• **Exercise description**
Repeat every record below exactly as written.

• **Available records**
>>>

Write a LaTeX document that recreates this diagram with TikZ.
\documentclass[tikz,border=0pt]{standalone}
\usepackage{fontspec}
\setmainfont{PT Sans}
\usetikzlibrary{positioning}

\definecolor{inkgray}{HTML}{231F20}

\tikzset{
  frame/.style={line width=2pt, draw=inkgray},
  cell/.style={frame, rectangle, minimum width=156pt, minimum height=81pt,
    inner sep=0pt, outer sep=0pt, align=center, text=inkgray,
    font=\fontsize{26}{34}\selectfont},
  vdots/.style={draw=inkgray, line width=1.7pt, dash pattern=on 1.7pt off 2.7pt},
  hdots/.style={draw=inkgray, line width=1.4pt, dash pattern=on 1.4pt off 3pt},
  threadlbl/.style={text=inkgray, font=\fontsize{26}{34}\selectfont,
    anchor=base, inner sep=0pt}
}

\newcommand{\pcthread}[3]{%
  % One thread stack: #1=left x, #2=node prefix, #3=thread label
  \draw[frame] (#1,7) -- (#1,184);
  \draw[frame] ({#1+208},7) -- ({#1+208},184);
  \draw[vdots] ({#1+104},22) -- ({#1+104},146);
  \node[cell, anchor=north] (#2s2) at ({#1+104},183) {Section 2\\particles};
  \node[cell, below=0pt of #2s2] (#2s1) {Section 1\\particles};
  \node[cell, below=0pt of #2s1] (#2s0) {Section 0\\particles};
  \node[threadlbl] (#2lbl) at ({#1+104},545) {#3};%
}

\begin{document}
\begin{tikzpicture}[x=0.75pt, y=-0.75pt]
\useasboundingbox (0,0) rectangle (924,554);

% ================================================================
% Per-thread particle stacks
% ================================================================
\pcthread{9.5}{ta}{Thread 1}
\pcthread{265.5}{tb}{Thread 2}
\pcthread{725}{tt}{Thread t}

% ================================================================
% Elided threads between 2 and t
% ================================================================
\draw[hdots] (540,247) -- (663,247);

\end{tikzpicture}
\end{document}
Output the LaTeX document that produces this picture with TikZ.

<<<

• **Reply to the task**
Write a LaTeX document that recreates this diagram with TikZ.
\documentclass[tikz,border=0pt]{standalone}
\usepackage{fontspec}
\setmainfont{PT Sans}
\usetikzlibrary{positioning}

\definecolor{inkgray}{HTML}{231F20}

\tikzset{
  frame/.style={line width=2pt, draw=inkgray},
  cell/.style={frame, rectangle, minimum width=156pt, minimum height=81pt,
    inner sep=0pt, outer sep=0pt, align=center, text=inkgray,
    font=\fontsize{26}{34}\selectfont},
  vdots/.style={draw=inkgray, line width=1.7pt, dash pattern=on 1.7pt off 2.7pt},
  hdots/.style={draw=inkgray, line width=1.4pt, dash pattern=on 1.4pt off 3pt},
  threadlbl/.style={text=inkgray, font=\fontsize{26}{34}\selectfont,
    anchor=base, inner sep=0pt}
}

\newcommand{\pcthread}[3]{%
  % One thread stack: #1=left x, #2=node prefix, #3=thread label
  \draw[frame] (#1,7) -- (#1,184);
  \draw[frame] ({#1+208},7) -- ({#1+208},184);
  \draw[vdots] ({#1+104},22) -- ({#1+104},146);
  \node[cell, anchor=north] (#2s2) at ({#1+104},183) {Section 2\\particles};
  \node[cell, below=0pt of #2s2] (#2s1) {Section 1\\particles};
  \node[cell, below=0pt of #2s1] (#2s0) {Section 0\\particles};
  \node[threadlbl] (#2lbl) at ({#1+104},545) {#3};%
}

\begin{document}
\begin{tikzpicture}[x=0.75pt, y=-0.75pt]
\useasboundingbox (0,0) rectangle (924,554);

% ================================================================
% Per-thread particle stacks
% ================================================================
\pcthread{9.5}{ta}{Thread 1}
\pcthread{265.5}{tb}{Thread 2}
\pcthread{725}{tt}{Thread t}

% ================================================================
% Elided threads between 2 and t
% ================================================================
\draw[hdots] (540,247) -- (663,247);

\end{tikzpicture}
\end{document}
Output the LaTeX document that produces this picture with TikZ.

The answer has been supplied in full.